The Japanese master once again demonstrated the power of restraint. His runway unfolded in a series of layered black garments that seemed to move like ink across paper — coats wrapped in fluid drapery, tailoring disrupted by asymmetry, and silhouettes that felt simultaneously historical and futuristic.
Yamamoto’s shows rarely rely on celebrity spectacle. Instead, the focus remains entirely on construction and movement, reaffirming his reputation as one of fashion’s most intellectually rigorous designers.
Issey Miyake — The Engineering of Movement
In contrast to the rigid silhouettes seen elsewhere in Paris, Issey Miyake explored fluidity.
The collection centered around the house’s iconic pleating techniques, allowing garments to expand and contract as models moved across the runway. Rather than imposing a fixed silhouette, Miyake’s garments responded to the body dynamically, transforming with every step.
The result was one of the week’s most quietly innovative collections — a reminder that technical experimentation can still feel poetic.
Ann Demeulemeester — Dear Night Thoughts
At Ann Demeulemeester, Stefano Gallici continues reshaping the house’s poetic identity.
His F/W 2026 collection, titled “Dear Night Thoughts,” leaned into craft and tailoring while maintaining the brand’s signature nocturnal romanticism. Long silhouettes, layered fabrics, and carefully constructed garments created an atmosphere suspended between discipline and emotion.
Presented in Paris within a historic venue associated with the house’s past, the show felt intimate — less like spectacle and more like stepping inside a melancholic diary.
Enfants Riches Déprimés — Luxury as Defiance
If one label continues to embody fashion’s underground mythology, it is Enfants Riches Déprimés.
Founded by Henri Alexander Levy, the brand remains notorious for its unapologetic fusion of aristocratic craft and punk nihilism. 
For F/W 2026, ERD presented garments built through obsessive artisanal detail — including shoes assembled with nails individually hammered into the soles. The audience reflected the label’s cult appeal, filled with musicians, artists, and cultural outsiders who treat the brand less as fashion and more as a symbol of rebellion.

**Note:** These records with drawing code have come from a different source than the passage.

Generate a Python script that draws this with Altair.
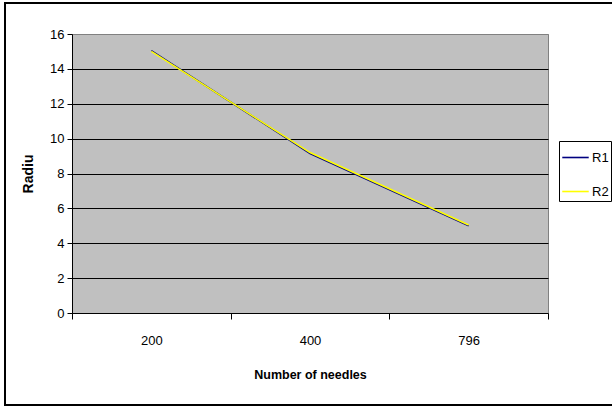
import altair as alt
import pandas as pd

needles = ["200", "400", "796"]
r1 = [15.05, 9.15, 5.0]
r2 = [15.0, 9.2, 5.05]
series_names = ["R1", "R2"]
series_colors = ["#000080", "#FFFF00"]

rows = []
for name, vals in zip(series_names, [r1, r2]):
    for n, v in zip(needles, vals):
        rows.append({"needles": n, "radius": v, "series": name})
df = pd.DataFrame(rows)

FONT = "'Liberation Sans Narrow', 'Liberation Sans', Arial, sans-serif"

frame = alt.Chart(pd.DataFrame({"a": [0]})).mark_rect(
    fill=None, stroke="black", strokeWidth=2
).encode(
    x=alt.value(-67), x2=alt.value(580), y=alt.value(-31), y2=alt.value(371)
)

lines = alt.Chart(df).mark_line(strokeWidth=1.6).encode(
    x=alt.X("needles:N", sort=needles, scale=alt.Scale(paddingInner=0, paddingOuter=0),
            axis=alt.Axis(title="Number of needles", labelAngle=0, tickBand="extent",
                          tickSize=6, tickColor="black", domainColor="black",
                          labelPadding=15, titlePadding=21,
                          labelFont=FONT, labelFontSize=13, labelColor="black",
                          titleFont=FONT, titleFontSize=12.5, titleFontWeight="bold",
                          titleColor="black")),
    y=alt.Y("radius:Q", scale=alt.Scale(domain=[0, 16], nice=False),
            axis=alt.Axis(title="Radiu", values=list(range(0, 17, 2)), tickSize=5,
                          tickColor="black", domainColor="black",
                          grid=True,
                          gridColor=alt.condition("datum.value == 16 || datum.value == 0",
                                                  alt.value("#808080"), alt.value("black")),
                          gridOpacity=1, gridWidth=1,
                          labelPadding=3, titlePadding=14,
                          labelFont=FONT, labelFontSize=13, labelColor="black",
                          titleFont=FONT, titleFontSize=14, titleFontWeight="bold",
                          titleColor="black")),
    color=alt.Color("series:N", scale=alt.Scale(domain=series_names, range=series_colors),
                    legend=alt.Legend(title=None, orient="none", legendX=487, legendY=107,
                                      symbolType="stroke", symbolSize=700,
                                      symbolStrokeWidth=1.6, strokeColor="black",
                                      padding=2, rowPadding=12,
                                      labelFont=FONT, labelFontSize=13, labelColor="black",
                                      labelOffset=2)),
    order=alt.Order("series:N")
)

chart = alt.layer(frame, lines).properties(
    width=476, height=279,
    autosize=alt.AutoSizeParams(type="none"),
    padding={"left": 72, "top": 34, "right": 64, "bottom": 95},
    background="white"
).configure_view(
    fill="#C0C0C0", stroke="#808080", strokeWidth=1
)

chart.save("out.html", embed_options={"renderer": "svg", "actions": False})
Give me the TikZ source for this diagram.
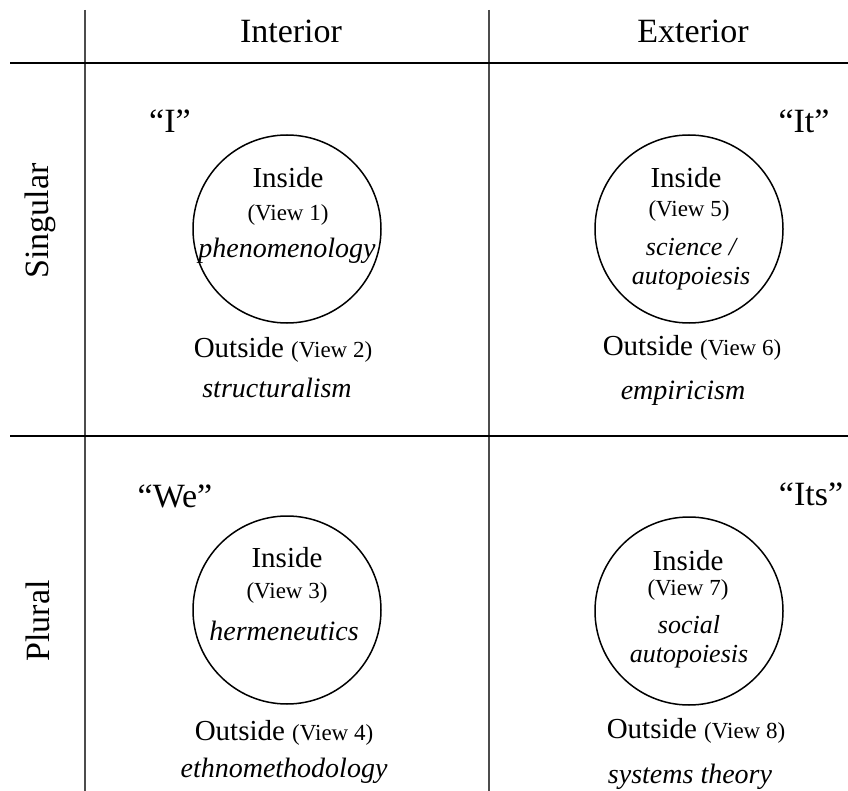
\documentclass[tikz,border=0pt]{standalone}
\usepackage{fontspec}
\setmainfont{Liberation Serif}
\begin{document}
\begin{tikzpicture}[x=1pt,y=-1pt,
  big/.style={anchor=base,font=\fontsize{34}{40}\selectfont},
  mid/.style={anchor=base,font=\fontsize{29}{34}\selectfont},
  small/.style={anchor=base,font=\fontsize{23}{27}\selectfont},
  ital/.style={anchor=base,inner sep=0pt,font=\fontsize{28}{33}\selectfont\itshape},
  pair/.style={anchor=center,align=center,inner sep=0pt,font=\fontsize{26}{29}\selectfont\itshape},
  view/.style={draw,circle,line width=1.5pt,minimum size=188pt,inner sep=0pt}]
\useasboundingbox (0,0) rectangle (848,791);
% grid
\path[draw,line width=1.8pt,black!70] (85,10) -- (85,791);
\path[draw,line width=1.8pt,black!70] (489,10) -- (489,791);
\path[draw,line width=1.5pt] (10,63) -- (848,63);
\path[draw,line width=1.5pt] (10,436) -- (848,436);
% headers
\node[big] (int) at (291,43) {Interior};
\node[big] (ext) at (693,43) {Exterior};
\node[big,rotate=90] (sing) at (48,221) {Singular};
\node[big,rotate=90] (plur) at (49,621) {Plural};
% top left
\node[big] (i) at (170,133) {“I”};
\node[view] (c1) at (287,229) {};
\node[mid] (in1) at (288,188) {Inside};
\node[small] (v1) at (288,221) {(View 1)};
\node[ital] (t1) at (287,258) {phenomenology};
\node[mid] (out1) at (283,357) {Outside {\fontsize{23}{27}\selectfont(View 2)}};
\node[ital] (t2) at (277,397) {structuralism};
% top right
\node[big] (it) at (804,133) {“It”};
\node[view] (c2) at (689,229) {};
\node[mid] (in2) at (686,188) {Inside};
\node[small] (v5) at (689,217) {(View 5)};
\node[pair] (t5) at (691,264) {science /\\autopoiesis};
\node[mid] (out2) at (692,355) {Outside {\fontsize{23}{27}\selectfont(View 6)}};
\node[ital] (t6) at (683,399) {empiricism};
% bottom left
\node[big] (we) at (175,507) {“We”};
\node[view] (c3) at (287,610) {};
\node[mid] (in3) at (287,567) {Inside};
\node[small] (v3) at (287,598) {(View 3)};
\node[ital] (t3) at (284,640) {hermeneutics};
\node[mid] (out3) at (284,740) {Outside {\fontsize{23}{27}\selectfont(View 4)}};
\node[ital] (t4) at (284,777) {ethnomethodology};
% bottom right
\node[big] (its) at (811,505) {“Its”};
\node[view] (c4) at (689,611) {};
\node[mid] (in4) at (688,570) {Inside};
\node[small] (v7) at (688,595) {(View 7)};
\node[pair] (t7) at (689,642) {social\\autopoiesis};
\node[mid] (out4) at (696,738) {Outside {\fontsize{23}{27}\selectfont(View 8)}};
\node[ital] (t8) at (690,783) {systems theory};
\end{tikzpicture}
\end{document}
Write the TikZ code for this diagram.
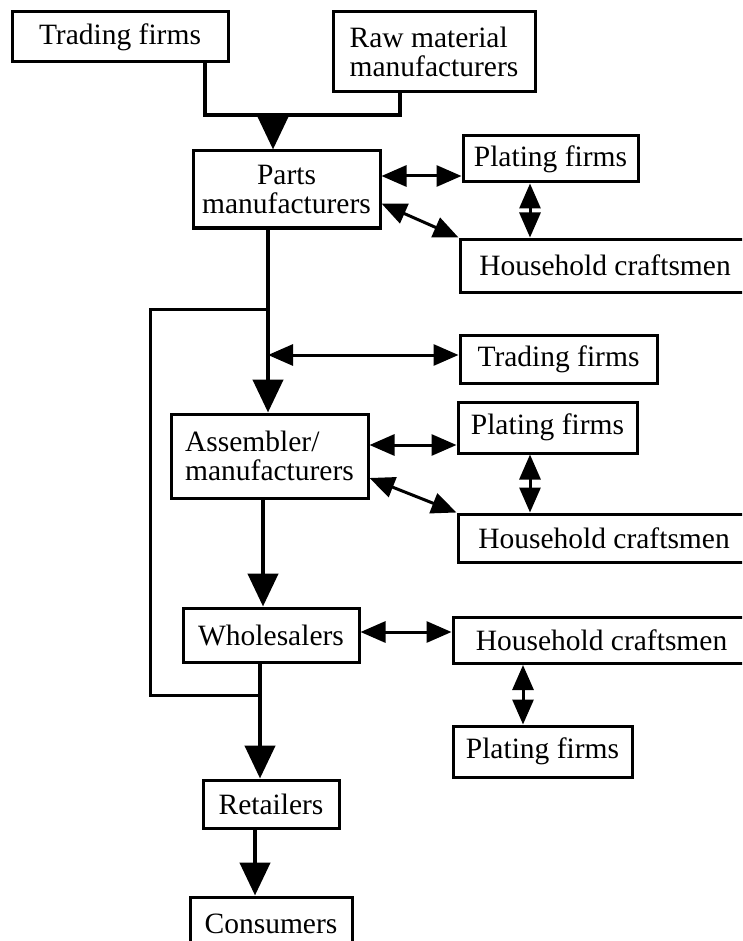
\documentclass[tikz,border=0pt]{standalone}
\usepackage{fontspec}
\setmainfont{Liberation Serif}
\usepackage{tikz}
\usetikzlibrary{arrows.meta,positioning}
\tikzset{
	firm/.style={draw, black, line width=3pt, inner sep=0pt, font=\fontsize{29.5}{29.5}\selectfont},
	flow/.style={black, line width=4.5pt},
	down/.style={flow, -{Triangle[width=30pt,length=33pt]}},
	back/.style={black, line width=3pt},
	link/.style={black, line width=3pt, {Triangle[width=21pt,length=25pt]}-{Triangle[width=21pt,length=25pt]}}
}

\begin{document}
\begin{tikzpicture}[x=1pt,y=-1pt]
		\useasboundingbox (0,0) rectangle (742,941);
		\clip (0,0) rectangle (742,941);
		\coordinate (join) at (273,115);
		\coordinate (s1) at (268,0);
		\coordinate (s2) at (263,0);
		\coordinate (s3) at (260,0);
		\coordinate (s4) at (255,0);
		\coordinate (r1) at (0,176);
		\coordinate (r2) at (0,355);
		\coordinate (r3) at (0,445);
		\coordinate (r4) at (0,632);
		\coordinate (c1) at (530,0);
		\coordinate (c2) at (530,0);
		\coordinate (c3) at (523,0);
		\node[firm, minimum width=216pt, minimum height=50pt] (trade1) at (120,37) {Trading firms};
		\node[firm, minimum width=202pt, minimum height=80pt, align=left] (raw) at (434,52) {Raw material\\manufacturers};
		\node[firm, minimum width=187pt, minimum height=77pt, align=center] (parts) at (286.5,189.5) {Parts\\manufacturers};
		\node[firm, minimum width=175pt, minimum height=46pt] (plate1) at (550.5,159) {Plating firms};
		\node[firm, minimum width=290pt, minimum height=53pt] (house1) at (605,265.5) {Household craftsmen};
		\node[firm, minimum width=197pt, minimum height=48pt] (trade2) at (558.5,359) {Trading firms};
		\node[firm, minimum width=197pt, minimum height=84pt, align=left] (asm) at (269.5,456) {Assembler/\\manufacturers};
		\node[firm, minimum width=179pt, minimum height=51pt] (plate2) at (547.5,427.5) {Plating firms};
		\node[firm, minimum width=292pt, minimum height=48pt] (house2) at (604,538) {Household craftsmen};
		\node[firm, minimum width=176pt, minimum height=54pt] (whole) at (271,635) {Wholesalers};
		\node[firm, minimum width=297pt, minimum height=46pt] (house3) at (601.5,640.5) {Household craftsmen};
		\node[firm, minimum width=179pt, minimum height=51pt] (plate3) at (542.5,751.5) {Plating firms};
		\node[firm, minimum width=136pt, minimum height=48pt] (retail) at (271,804) {Retailers};
		\node[firm, minimum width=162pt, minimum height=53pt] (cons) at (271,923.5) {Consumers};
		\draw[flow] ([xshift=85pt]trade1.south) |- (join) -| ([xshift=-34pt]raw.south);
		\draw[down] (join) -- (join |- parts.north);
		\draw[down] (s1 |- parts.south) -- (s1 |- asm.north);
		\draw[down] (s2 |- asm.south) -- (s2 |- whole.north);
		\draw[down] (s3 |- whole.south) -- (s3 |- retail.north);
		\draw[down] (s4 |- retail.south) -- (s4 |- cons.north);
		\draw[back] (s1 |- 0,309) -- (150,309) -- (150,695) -- (s3 |- 0,695);
		\draw[link] (parts.east |- r1) -- (plate1.west |- r1);
		\draw[link] ([yshift=-14pt]parts.east) -- (house1.north west);
		\draw[link] (c1 |- plate1.south) -- (c1 |- house1.north);
		\draw[link] (s1 |- r2) -- (trade2.west |- r2);
		\draw[link] (asm.east |- r3) -- (plate2.west |- r3);
		\draw[link] ([yshift=-22pt]asm.east) -- (house2.north west);
		\draw[link] (c2 |- plate2.south) -- (c2 |- house2.north);
		\draw[link] (whole.east |- r4) -- (house3.west |- r4);
		\draw[link] (c3 |- house3.south) -- (c3 |- plate3.north);
	\end{tikzpicture}
\end{document}
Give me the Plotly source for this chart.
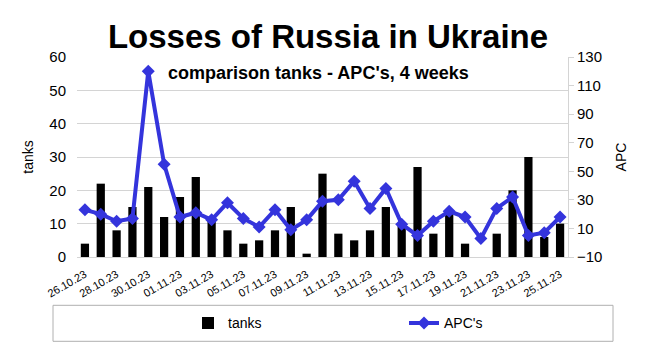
import plotly.graph_objects as go

dates = ["26.10.23", "27.10.23", "28.10.23", "29.10.23", "30.10.23", "31.10.23",
         "01.11.23", "02.11.23", "03.11.23", "04.11.23", "05.11.23", "06.11.23",
         "07.11.23", "08.11.23", "09.11.23", "10.11.23", "11.11.23", "12.11.23",
         "13.11.23", "14.11.23", "15.11.23", "16.11.23", "17.11.23", "18.11.23",
         "19.11.23", "20.11.23", "21.11.23", "22.11.23", "23.11.23", "24.11.23",
         "25.11.23"]
tanks = [4, 22, 8, 15, 21, 12, 18, 24, 11, 8, 4, 5, 8, 15, 1, 25, 7, 5,
         8, 15, 10, 27, 7, 13, 4, 0, 7, 20, 30, 6, 10]
apcs = [23, 20, 15, 17, 120, 55, 18, 21, 16, 28, 17, 11, 23, 9, 16, 29, 30, 43,
        24, 38, 13, 5, 15, 22, 18, 3, 24, 32, 5, 7, 18]
tick_labels = dates[::2]

FONT = "Liberation Sans, Arial, sans-serif"
GRID = "#d4d4d4"
BLUE = "#3434dc"

fig = go.Figure()
fig.add_trace(go.Bar(x=dates, y=tanks, name="tanks", marker_color="black",
                     marker_line_width=0, legend="legend", yaxis="y",
                     showlegend=True))
fig.add_trace(go.Scatter(x=dates, y=apcs, name="APC's", mode="lines+markers",
                         line=dict(color=BLUE, width=4),
                         marker=dict(symbol="diamond", size=10, color=BLUE),
                         legend="legend2", yaxis="y2", showlegend=True))

fig.update_layout(
    width=656, height=351,
    margin=dict(l=77, r=88, t=57, b=94),
    paper_bgcolor="white", plot_bgcolor="white",
    font=dict(family=FONT, color="black", size=14),
    bargap=0.48,
    showlegend=True,
    title=dict(text="Losses of Russia in Ukraine", x=0.5, xanchor="center",
               y=1 - 36 / 351, yanchor="middle",
               font=dict(size=33, family=FONT, weight="bold")),
    xaxis=dict(type="category", range=[-0.5, len(dates) - 0.5],
               tickmode="array", tickvals=tick_labels,
               ticktext=tick_labels, tickangle=-30, tickfont=dict(size=11),
               ticklabelstandoff=6,
               showgrid=False, showline=True, linecolor=GRID, ticks=""),
    yaxis=dict(range=[0, 60], dtick=10, showgrid=True, gridcolor=GRID,
               zeroline=False, showline=False, ticks="", ticklabelstandoff=10,
               tickfont=dict(size=15),
               title=dict(text="tanks", font=dict(size=14), standoff=12)),
    yaxis2=dict(range=[-10, 130], dtick=20, tick0=-10, overlaying="y", side="right",
                showgrid=False, zeroline=False, showline=True, linecolor=GRID,
                ticks="outside", ticklen=5, tickcolor=GRID,
                tickfont=dict(size=15),
                title=dict(text="APC", font=dict(size=14), standoff=14)),
    legend=dict(x=(188 - 77) / 491, xanchor="left", y=-0.3315, yanchor="middle",
                orientation="h", bgcolor="white", font=dict(size=14), visible=True),
    legend2=dict(x=(404 - 77) / 491, xanchor="left", y=-0.3315, yanchor="middle",
                 orientation="h", bgcolor="white", font=dict(size=14), visible=True),
    shapes=[dict(type="rect", xref="paper", yref="paper",
                 x0=(53 - 77) / 491, x1=(613 - 77) / 491,
                 y0=(256.7 - 341) / 200, y1=(256.7 - 305) / 200,
                 line=dict(color="#b0b0b0", width=1), fillcolor="white")],
    annotations=[dict(text="comparison tanks - APC's, 4 weeks", xref="paper", yref="paper",
                      x=(318 - 77) / 491, y=(256.7 - 73) / 200, xanchor="center",
                      yanchor="middle", showarrow=False,
                      font=dict(size=18, family=FONT, weight="bold"))],
)

fig.write_html("out.html")
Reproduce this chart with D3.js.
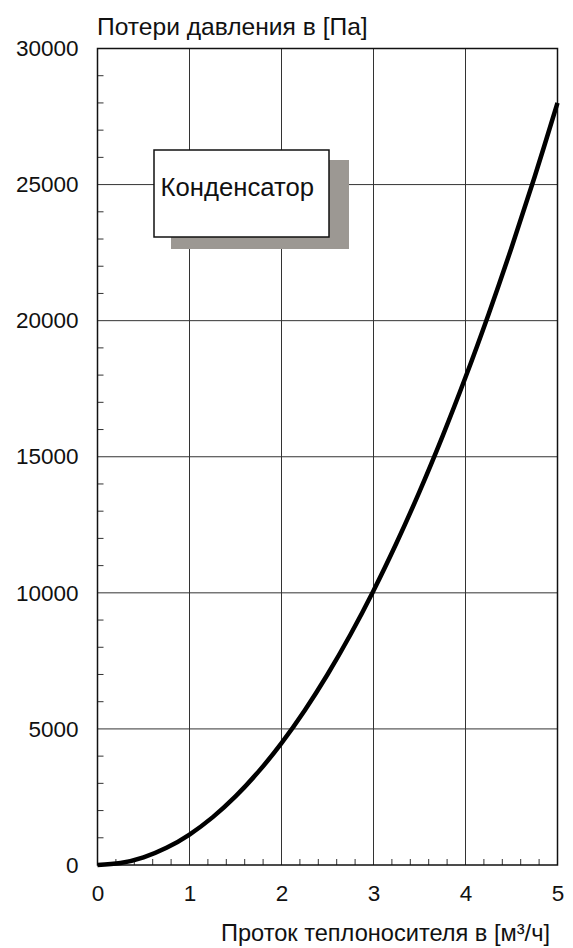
<!DOCTYPE html>
<html><head><meta charset="utf-8">
<script src="https://cdn.jsdelivr.net/npm/d3@7"></script>
<style>html,body{margin:0;padding:0;background:#fff;}svg{display:block;}</style>
</head><body>
<script>
const flowValues = [0,0.25,0.5,0.75,1,1.25,1.5,1.75,2,2.25,2.5,2.75,3,3.25,3.5,3.75,4,4.25,4.5,4.75,5];
const pressureLoss = [0,70,280,630,1120,1750,2520,3430,4480,5670,7000,8470,10080,11830,13720,15750,17920,20230,22680,25270,28000];
const xTicks = [0,1,2,3,4,5];
const yTicks = [0,5000,10000,15000,20000,25000,30000];
const yTitle = "Потери давления в [Па]";
const xTitle = "Проток теплоносителя в [м³/ч]";
const boxLabel = "Конденсатор";

const W=573,H=948;
const m={left:97.5,right:15.5,top:48.5,bottom:83};
const svg=d3.select("body").append("svg").attr("width",W).attr("height",H);
const x=d3.scaleLinear().domain([0,5]).range([m.left,W-m.right]);
const y=d3.scaleLinear().domain([0,30000]).range([H-m.bottom,m.top]);
const font="'Liberation Sans', Arial, sans-serif";
const fsTick=22.5;

// grid
const g=svg.append("g");
g.selectAll(".vg").data(xTicks.slice(1,-1)).join("line")
 .attr("x1",d=>x(d)).attr("x2",d=>x(d)).attr("y1",y(0)).attr("y2",y(30000))
 .attr("stroke","#333").attr("stroke-width",1);
g.selectAll(".hg").data(yTicks.slice(1,-1)).join("line")
 .attr("y1",d=>y(d)).attr("y2",d=>y(d)).attr("x1",x(0)).attr("x2",x(5))
 .attr("stroke","#333").attr("stroke-width",1);

// minor ticks
const yMinor=d3.range(0,30001,1000).filter(v=>v%5000!==0);
g.selectAll(".ym").data(yMinor).join("line")
 .attr("x1",x(0)).attr("x2",x(0)+6).attr("y1",d=>y(d)).attr("y2",d=>y(d))
 .attr("stroke","#333").attr("stroke-width",1);
const xMinor=d3.range(1,25).map(i=>i*0.2).filter((v,i)=>(i+1)%5!==0);
g.selectAll(".xm").data(xMinor).join("line")
 .attr("y1",y(0)).attr("y2",y(0)-6).attr("x1",d=>x(d)).attr("x2",d=>x(d))
 .attr("stroke","#333").attr("stroke-width",1);

// box with shadow
svg.append("rect").attr("x",171).attr("y",160).attr("width",178).attr("height",89).attr("fill","#9c9893");
svg.append("rect").attr("x",154).attr("y",150).attr("width",175).attr("height",87).attr("fill","#fff").attr("stroke","#111").attr("stroke-width",1.5);
svg.append("text").attr("x",160.5).attr("y",196).attr("font-family",font).attr("font-size",25.7).attr("fill","#111").text(boxLabel);

// frame
svg.append("rect").attr("x",x(0)).attr("y",y(30000)).attr("width",x(5)-x(0)).attr("height",y(0)-y(30000))
 .attr("fill","none").attr("stroke","#111").attr("stroke-width",1.5);

// curve
const line=d3.line().x((d,i)=>x(flowValues[i])).y(d=>y(d)).curve(d3.curveCatmullRom);
svg.append("path").datum(pressureLoss).attr("d",line).attr("fill","none").attr("stroke","#000").attr("stroke-width",4.5);

// axes labels
const xAxis=d3.axisBottom(x).tickValues(xTicks).tickSize(0).tickPadding(20).tickFormat(d3.format("d"));
const ax=svg.append("g").attr("transform",`translate(0,${y(0)})`).call(xAxis);
ax.select(".domain").remove();
ax.selectAll("text").attr("font-family",font).attr("font-size",fsTick).attr("fill","#111");
const yAxis=d3.axisLeft(y).tickValues(yTicks).tickSize(0).tickPadding(19).tickFormat(d3.format("d"));
const ay=svg.append("g").attr("transform",`translate(${x(0)},0)`).call(yAxis);
ay.select(".domain").remove();
ay.selectAll("text").attr("font-family",font).attr("font-size",fsTick).attr("fill","#111");

svg.append("text").attr("x",97).attr("y",35).attr("font-family",font).attr("font-size",24.6).attr("fill","#111").text(yTitle);
svg.append("text").attr("x",550).attr("y",941).attr("text-anchor","end").attr("font-family",font).attr("font-size",23.6).attr("fill","#111").text(xTitle);
</script>
</body></html>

After the Runways: Paris in Its Most Radical Form
Paris Fashion Week F/W 2026 did not revolve around a single silhouette or aesthetic. Instead, the season revealed something deeper: a city where radically different philosophies of fashion can coexist within the same calendar. From Rick Owens’ dystopian ritualism to Yohji Yamamoto’s quiet intellectualism, from Matières Fécales’ confrontational performance to the cult craftsmanship of Enfants Riches Déprimés, the week unfolded as a clash of visions rather than a unified trend.
Across collections, designers explored protection, sensuality, and identity through sharply tailored silhouettes, experimental textures, and garments that treated the body as both subject and canvas. Black remained dominant, lace and sculptural tailoring resurfaced, and silhouettes grew narrower and more deliberate — signaling a broader shift toward precision and emotional intensity.
What Paris ultimately demonstrated this season is that fashion’s power does not lie in consensus. It lies in friction — in the tension between romance and brutality, heritage and rebellion, craft and provocation.
And nowhere does that tension feel more alive than in Paris.